AIM
Your job is to retype all of the data word for word, leaving every image out.
--
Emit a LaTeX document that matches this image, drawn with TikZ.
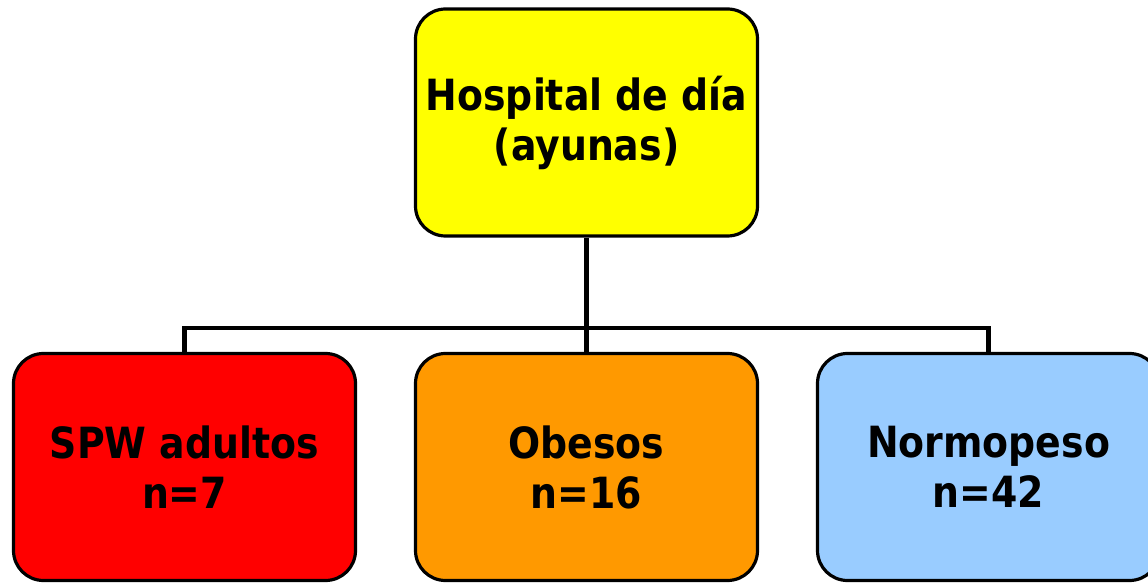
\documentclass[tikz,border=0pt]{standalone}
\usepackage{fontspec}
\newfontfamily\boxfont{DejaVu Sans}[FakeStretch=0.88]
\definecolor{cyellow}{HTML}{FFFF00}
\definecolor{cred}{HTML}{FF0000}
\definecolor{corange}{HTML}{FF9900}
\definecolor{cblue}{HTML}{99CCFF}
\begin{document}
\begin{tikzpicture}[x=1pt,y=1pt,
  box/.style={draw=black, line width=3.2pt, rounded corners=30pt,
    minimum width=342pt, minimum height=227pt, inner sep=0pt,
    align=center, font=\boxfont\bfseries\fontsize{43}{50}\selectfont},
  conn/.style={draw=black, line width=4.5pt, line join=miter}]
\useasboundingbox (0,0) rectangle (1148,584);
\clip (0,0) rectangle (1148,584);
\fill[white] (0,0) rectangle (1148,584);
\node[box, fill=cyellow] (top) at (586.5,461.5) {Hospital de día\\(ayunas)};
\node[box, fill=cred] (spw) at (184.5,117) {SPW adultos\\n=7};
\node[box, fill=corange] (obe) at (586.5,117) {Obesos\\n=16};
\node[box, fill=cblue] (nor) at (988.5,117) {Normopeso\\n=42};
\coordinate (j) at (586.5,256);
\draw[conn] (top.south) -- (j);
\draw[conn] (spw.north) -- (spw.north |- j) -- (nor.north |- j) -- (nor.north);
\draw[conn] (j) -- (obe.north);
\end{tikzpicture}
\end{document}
--
CORRECT RESULT
Emit a LaTeX document that matches this image, drawn with TikZ.
\documentclass[tikz,border=0pt]{standalone}
\usepackage{fontspec}
\newfontfamily\boxfont{DejaVu Sans}[FakeStretch=0.88]
\definecolor{cyellow}{HTML}{FFFF00}
\definecolor{cred}{HTML}{FF0000}
\definecolor{corange}{HTML}{FF9900}
\definecolor{cblue}{HTML}{99CCFF}
\begin{document}
\begin{tikzpicture}[x=1pt,y=1pt,
  box/.style={draw=black, line width=3.2pt, rounded corners=30pt,
    minimum width=342pt, minimum height=227pt, inner sep=0pt,
    align=center, font=\boxfont\bfseries\fontsize{43}{50}\selectfont},
  conn/.style={draw=black, line width=4.5pt, line join=miter}]
\useasboundingbox (0,0) rectangle (1148,584);
\clip (0,0) rectangle (1148,584);
\fill[white] (0,0) rectangle (1148,584);
\node[box, fill=cyellow] (top) at (586.5,461.5) {Hospital de día\\(ayunas)};
\node[box, fill=cred] (spw) at (184.5,117) {SPW adultos\\n=7};
\node[box, fill=corange] (obe) at (586.5,117) {Obesos\\n=16};
\node[box, fill=cblue] (nor) at (988.5,117) {Normopeso\\n=42};
\coordinate (j) at (586.5,256);
\draw[conn] (top.south) -- (j);
\draw[conn] (spw.north) -- (spw.north |- j) -- (nor.north |- j) -- (nor.north);
\draw[conn] (j) -- (obe.north);
\end{tikzpicture}
\end{document}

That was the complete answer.